In contrast to the Delft group’s rate of one trial per hour, the NIST and Vienna groups were able to conduct thousands of trials per second; they each collected enough data in less than one hour to eliminate any possibility that their correlations could have arisen from random chance.
It’s not currently feasible to extend the entangled-photon experiments into large-scale quantum networks. Even at telecom wavelengths, photons traversing the optical fibers are lost at a nonnegligible rate, so lengthening the fibers would lower the fraction of detected trials and reopen the detection loophole.

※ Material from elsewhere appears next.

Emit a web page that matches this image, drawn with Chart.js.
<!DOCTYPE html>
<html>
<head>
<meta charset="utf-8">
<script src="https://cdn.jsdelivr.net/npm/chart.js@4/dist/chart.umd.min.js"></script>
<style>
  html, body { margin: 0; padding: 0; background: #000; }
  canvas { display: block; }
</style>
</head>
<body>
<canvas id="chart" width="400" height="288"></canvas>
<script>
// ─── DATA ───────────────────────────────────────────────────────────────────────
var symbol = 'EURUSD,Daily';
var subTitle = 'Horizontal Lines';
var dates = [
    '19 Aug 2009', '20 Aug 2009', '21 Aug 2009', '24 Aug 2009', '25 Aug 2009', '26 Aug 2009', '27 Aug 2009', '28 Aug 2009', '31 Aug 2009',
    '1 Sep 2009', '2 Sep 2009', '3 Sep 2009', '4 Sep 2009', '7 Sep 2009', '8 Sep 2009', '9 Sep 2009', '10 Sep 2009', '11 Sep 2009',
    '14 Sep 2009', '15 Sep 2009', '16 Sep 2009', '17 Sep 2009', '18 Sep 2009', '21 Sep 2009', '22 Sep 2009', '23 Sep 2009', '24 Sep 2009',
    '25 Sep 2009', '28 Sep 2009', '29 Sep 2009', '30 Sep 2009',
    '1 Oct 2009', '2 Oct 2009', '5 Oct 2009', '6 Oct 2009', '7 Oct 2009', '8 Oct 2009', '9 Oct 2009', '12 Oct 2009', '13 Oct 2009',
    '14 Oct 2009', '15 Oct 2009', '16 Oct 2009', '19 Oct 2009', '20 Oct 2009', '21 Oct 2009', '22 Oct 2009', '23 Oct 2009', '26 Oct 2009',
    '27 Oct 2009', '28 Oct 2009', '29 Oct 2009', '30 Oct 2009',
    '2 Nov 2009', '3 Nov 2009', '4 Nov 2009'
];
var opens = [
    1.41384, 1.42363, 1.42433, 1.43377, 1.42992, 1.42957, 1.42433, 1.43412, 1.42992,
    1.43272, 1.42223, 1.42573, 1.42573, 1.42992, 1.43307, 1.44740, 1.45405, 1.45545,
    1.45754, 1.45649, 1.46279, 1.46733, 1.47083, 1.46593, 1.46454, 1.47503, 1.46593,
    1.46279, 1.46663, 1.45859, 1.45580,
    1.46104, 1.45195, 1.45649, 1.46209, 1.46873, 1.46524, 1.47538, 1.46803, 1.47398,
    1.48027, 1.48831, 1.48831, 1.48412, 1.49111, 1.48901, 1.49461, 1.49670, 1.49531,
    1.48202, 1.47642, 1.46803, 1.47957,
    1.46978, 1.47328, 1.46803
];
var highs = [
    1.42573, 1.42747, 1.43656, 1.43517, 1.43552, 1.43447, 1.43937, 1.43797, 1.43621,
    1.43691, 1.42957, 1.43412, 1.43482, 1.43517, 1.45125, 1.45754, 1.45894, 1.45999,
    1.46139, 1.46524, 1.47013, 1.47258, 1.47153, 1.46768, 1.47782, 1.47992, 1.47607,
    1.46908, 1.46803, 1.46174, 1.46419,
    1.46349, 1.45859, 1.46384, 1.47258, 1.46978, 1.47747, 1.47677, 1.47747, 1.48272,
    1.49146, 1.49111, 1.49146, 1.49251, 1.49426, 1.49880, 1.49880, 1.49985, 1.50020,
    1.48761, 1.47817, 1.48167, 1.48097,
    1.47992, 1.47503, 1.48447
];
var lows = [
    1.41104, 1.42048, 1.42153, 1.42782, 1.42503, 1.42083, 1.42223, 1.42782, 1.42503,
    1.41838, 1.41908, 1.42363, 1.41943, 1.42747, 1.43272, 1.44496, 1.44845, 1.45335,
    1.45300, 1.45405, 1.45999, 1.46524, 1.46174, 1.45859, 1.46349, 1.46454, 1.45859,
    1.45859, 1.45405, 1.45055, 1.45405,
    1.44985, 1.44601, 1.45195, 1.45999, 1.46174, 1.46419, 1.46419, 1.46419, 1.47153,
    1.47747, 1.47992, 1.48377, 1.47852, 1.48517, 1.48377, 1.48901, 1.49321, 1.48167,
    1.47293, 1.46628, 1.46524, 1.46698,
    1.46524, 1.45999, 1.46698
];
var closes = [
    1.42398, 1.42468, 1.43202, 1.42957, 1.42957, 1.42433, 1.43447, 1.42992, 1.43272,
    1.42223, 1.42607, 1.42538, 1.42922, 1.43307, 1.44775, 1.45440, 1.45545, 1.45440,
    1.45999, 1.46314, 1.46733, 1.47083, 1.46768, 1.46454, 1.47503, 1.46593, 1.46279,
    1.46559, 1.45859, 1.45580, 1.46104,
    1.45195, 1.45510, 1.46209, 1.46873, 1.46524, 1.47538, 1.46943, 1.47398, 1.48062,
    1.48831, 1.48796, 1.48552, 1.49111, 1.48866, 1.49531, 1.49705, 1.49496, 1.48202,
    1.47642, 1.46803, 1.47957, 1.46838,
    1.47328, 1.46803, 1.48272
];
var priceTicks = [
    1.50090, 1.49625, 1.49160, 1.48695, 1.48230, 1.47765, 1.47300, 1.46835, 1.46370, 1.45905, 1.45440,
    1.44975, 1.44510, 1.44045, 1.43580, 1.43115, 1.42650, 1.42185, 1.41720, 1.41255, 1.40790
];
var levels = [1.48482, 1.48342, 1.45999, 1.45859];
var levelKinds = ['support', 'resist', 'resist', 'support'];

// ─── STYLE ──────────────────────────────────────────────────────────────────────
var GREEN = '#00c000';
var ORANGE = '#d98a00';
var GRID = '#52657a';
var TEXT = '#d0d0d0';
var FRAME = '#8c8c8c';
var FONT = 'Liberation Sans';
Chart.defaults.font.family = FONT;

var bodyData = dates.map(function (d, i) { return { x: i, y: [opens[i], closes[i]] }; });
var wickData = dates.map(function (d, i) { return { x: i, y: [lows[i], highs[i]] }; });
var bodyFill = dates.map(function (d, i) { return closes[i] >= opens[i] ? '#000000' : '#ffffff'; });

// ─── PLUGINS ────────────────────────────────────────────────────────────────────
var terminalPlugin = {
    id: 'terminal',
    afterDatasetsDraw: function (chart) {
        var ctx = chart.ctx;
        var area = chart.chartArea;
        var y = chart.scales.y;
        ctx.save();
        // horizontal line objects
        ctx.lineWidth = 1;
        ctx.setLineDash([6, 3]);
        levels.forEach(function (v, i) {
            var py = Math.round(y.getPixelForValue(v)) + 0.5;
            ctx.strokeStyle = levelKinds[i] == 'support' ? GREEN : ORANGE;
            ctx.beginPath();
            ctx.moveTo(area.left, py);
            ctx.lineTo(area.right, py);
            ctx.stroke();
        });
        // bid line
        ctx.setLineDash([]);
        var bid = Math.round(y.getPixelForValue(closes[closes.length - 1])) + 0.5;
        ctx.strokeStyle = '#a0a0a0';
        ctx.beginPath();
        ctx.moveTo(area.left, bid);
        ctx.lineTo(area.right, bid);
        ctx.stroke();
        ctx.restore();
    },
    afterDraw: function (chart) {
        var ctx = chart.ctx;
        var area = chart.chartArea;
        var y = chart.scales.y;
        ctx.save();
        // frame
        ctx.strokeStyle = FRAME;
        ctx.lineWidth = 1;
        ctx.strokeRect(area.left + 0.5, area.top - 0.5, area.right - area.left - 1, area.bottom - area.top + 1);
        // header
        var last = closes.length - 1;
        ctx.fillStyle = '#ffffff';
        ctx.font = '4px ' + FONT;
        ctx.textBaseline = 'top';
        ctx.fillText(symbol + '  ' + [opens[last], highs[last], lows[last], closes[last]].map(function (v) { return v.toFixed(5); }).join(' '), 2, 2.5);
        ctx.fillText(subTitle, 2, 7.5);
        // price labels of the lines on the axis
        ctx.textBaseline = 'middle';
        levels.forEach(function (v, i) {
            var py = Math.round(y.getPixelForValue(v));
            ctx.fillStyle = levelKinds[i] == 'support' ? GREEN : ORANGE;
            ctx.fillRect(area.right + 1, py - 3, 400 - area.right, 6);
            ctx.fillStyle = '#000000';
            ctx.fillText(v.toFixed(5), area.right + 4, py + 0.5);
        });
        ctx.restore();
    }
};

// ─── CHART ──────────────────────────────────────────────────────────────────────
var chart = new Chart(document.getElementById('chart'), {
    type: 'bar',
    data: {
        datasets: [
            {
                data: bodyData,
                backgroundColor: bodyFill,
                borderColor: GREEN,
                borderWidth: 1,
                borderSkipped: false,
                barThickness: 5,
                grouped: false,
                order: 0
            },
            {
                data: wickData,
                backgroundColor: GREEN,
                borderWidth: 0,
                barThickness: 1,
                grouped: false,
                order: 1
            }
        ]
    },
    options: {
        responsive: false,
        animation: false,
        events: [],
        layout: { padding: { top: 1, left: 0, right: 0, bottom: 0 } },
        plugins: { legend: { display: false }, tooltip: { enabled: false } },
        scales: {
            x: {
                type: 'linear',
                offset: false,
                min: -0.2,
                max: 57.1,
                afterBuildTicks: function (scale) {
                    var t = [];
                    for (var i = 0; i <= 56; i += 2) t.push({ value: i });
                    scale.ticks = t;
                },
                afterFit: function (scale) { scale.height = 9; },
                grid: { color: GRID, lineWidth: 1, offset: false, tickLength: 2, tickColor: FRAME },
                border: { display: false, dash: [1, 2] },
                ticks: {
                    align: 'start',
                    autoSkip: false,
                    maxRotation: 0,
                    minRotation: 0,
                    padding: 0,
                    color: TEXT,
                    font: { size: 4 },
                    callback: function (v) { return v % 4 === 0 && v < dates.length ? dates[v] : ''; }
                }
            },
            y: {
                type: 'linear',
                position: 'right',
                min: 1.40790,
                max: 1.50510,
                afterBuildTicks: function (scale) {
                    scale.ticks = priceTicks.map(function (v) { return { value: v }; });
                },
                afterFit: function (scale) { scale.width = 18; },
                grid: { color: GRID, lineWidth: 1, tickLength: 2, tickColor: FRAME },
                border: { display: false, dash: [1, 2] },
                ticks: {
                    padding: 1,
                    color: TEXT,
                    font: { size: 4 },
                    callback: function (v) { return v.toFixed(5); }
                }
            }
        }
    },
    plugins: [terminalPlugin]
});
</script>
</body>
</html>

The NIST group is working on using its experiment for quantum random-number generation, which doesn’t require the photons to be conveyed over such vast distances.
Random numbers are widely used in security applications. For example, one common system of public-key cryptography involves choosing at random two large prime numbers, keeping them private, but making their product public. Messages can be encrypted by anyone who knows the product, but they can be decrypted only by someone who knows the two prime factors.
The scheme is secure because factorizing a large number is a computationally hard problem. But it loses that security if the process used to choose the prime numbers can be predicted or reproduced. Numbers chosen by computer are at best pseudorandom because computers can run only deterministic algorithms. But numbers derived from the measurement of quantum states—whose quantum nature is verified through a loophole-free Bell test—can be truly random and unpredictable.
The NIST researchers plan to make their random-number stream publicly available to everyone, so it can’t be used for encryption keys that need to be kept private. But a verified public source of tamperproof random numbers has other uses, such as choosing unpredictable samples of voters for opinion polling, taxpayers for audits, or products for safety testing.